**THE RECORDS:**
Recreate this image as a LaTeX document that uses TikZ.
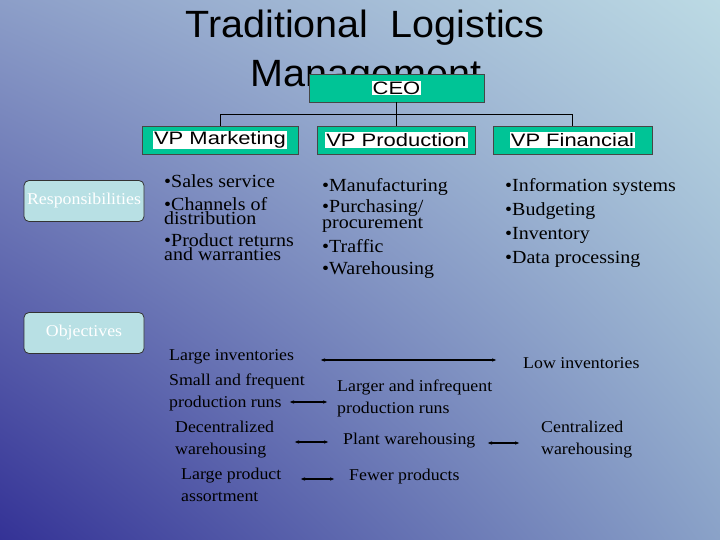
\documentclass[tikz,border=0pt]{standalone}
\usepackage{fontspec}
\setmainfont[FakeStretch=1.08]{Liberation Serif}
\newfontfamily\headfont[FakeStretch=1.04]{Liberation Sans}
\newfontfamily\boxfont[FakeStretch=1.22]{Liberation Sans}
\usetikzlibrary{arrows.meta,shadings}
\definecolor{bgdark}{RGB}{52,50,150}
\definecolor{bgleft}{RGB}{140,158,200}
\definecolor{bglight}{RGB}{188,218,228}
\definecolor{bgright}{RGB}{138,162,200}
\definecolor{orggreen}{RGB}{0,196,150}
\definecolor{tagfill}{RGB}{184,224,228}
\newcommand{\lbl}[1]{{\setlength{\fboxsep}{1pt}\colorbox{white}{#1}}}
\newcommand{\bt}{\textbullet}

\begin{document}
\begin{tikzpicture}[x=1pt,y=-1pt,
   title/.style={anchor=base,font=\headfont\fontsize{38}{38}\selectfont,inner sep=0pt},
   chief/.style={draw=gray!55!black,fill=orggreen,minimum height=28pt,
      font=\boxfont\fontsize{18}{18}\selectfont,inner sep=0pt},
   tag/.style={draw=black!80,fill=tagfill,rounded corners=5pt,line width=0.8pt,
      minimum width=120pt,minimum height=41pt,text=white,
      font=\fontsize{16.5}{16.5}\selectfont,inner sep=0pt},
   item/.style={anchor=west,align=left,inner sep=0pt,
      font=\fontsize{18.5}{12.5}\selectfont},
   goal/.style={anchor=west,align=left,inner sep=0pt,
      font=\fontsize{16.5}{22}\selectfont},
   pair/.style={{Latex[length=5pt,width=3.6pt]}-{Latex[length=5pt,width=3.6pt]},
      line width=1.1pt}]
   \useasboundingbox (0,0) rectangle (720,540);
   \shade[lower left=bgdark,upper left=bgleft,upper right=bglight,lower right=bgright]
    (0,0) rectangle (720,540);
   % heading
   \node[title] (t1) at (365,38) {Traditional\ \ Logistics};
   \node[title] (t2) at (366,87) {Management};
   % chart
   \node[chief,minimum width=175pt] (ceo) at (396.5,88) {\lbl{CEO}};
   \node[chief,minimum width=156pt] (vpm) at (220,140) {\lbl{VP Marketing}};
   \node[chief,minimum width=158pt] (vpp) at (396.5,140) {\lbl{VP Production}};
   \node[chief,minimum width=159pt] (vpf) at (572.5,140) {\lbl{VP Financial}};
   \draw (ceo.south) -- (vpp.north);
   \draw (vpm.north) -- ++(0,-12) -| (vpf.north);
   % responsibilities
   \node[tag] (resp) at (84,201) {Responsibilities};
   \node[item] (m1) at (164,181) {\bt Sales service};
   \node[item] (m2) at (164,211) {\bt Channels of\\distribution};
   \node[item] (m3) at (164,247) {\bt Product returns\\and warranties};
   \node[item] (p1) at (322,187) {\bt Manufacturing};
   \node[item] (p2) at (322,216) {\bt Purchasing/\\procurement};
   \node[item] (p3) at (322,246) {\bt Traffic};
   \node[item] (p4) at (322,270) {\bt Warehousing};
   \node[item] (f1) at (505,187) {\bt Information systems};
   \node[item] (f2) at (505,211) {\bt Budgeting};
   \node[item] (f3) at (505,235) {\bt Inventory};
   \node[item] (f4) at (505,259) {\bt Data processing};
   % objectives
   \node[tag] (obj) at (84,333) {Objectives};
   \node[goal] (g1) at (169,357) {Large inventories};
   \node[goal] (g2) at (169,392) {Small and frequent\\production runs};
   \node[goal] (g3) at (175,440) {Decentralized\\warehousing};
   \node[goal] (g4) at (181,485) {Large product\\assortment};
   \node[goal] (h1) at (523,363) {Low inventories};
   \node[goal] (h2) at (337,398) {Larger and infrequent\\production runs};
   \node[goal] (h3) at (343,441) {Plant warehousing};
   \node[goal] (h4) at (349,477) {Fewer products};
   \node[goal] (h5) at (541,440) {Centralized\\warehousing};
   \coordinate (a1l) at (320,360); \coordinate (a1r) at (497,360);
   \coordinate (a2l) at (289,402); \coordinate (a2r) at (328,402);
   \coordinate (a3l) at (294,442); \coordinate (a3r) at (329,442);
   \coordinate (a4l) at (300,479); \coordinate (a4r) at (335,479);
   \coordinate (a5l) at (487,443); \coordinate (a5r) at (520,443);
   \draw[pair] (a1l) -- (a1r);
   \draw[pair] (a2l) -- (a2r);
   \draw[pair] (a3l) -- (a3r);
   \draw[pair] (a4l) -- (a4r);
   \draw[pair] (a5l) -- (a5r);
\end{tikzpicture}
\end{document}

---

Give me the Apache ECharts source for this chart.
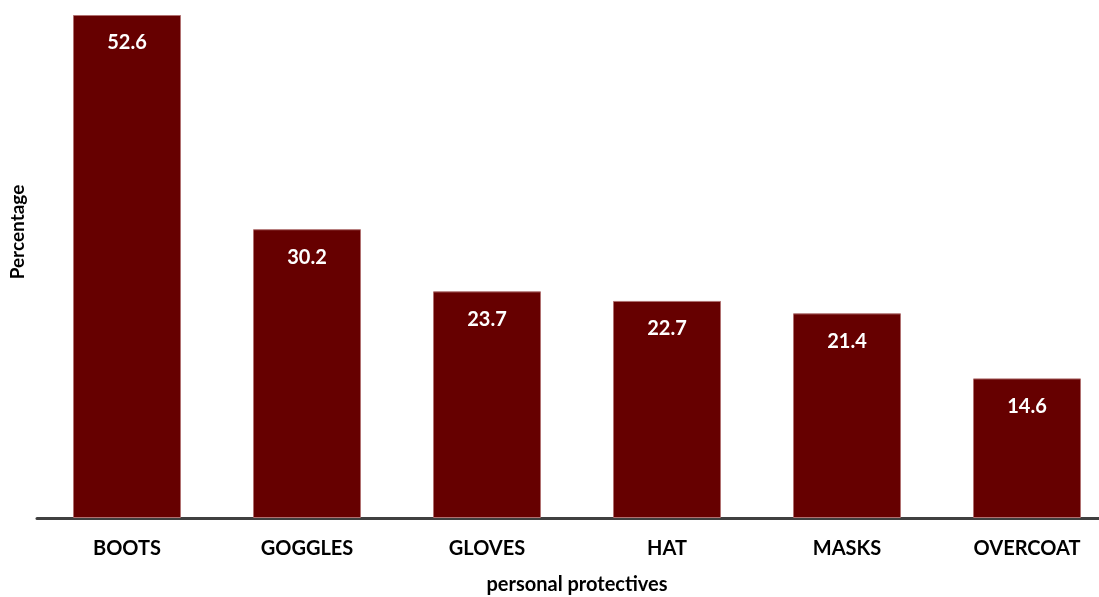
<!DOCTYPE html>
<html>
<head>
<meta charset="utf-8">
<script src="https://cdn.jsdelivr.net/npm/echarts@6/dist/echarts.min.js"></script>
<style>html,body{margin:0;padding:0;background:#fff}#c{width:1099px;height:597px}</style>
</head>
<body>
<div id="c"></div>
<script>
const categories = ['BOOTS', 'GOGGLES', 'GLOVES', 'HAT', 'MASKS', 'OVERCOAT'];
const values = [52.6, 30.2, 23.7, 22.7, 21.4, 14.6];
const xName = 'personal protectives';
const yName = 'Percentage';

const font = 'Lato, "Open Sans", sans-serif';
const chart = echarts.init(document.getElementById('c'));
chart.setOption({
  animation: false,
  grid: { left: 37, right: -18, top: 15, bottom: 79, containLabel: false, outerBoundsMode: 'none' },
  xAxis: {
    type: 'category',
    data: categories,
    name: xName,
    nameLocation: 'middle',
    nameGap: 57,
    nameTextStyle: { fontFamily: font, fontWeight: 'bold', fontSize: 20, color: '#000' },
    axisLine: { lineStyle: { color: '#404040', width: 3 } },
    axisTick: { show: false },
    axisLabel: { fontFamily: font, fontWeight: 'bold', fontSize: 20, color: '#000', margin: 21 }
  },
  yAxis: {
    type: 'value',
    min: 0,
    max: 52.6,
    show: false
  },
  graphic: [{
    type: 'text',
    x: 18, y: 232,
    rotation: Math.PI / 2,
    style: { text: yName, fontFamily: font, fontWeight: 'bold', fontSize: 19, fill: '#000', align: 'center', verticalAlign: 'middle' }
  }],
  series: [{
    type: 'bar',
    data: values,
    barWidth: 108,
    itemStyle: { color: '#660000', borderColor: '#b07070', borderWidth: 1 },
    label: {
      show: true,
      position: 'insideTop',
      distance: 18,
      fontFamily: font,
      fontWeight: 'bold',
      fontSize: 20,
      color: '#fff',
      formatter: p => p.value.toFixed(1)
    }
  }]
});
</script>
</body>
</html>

**WORK REQUIRED:** Track down the lines that include the word "this" and copy them.

**FINISHED ANSWER:**
Recreate this image as a LaTeX document that uses TikZ.
Give me the Apache ECharts source for this chart.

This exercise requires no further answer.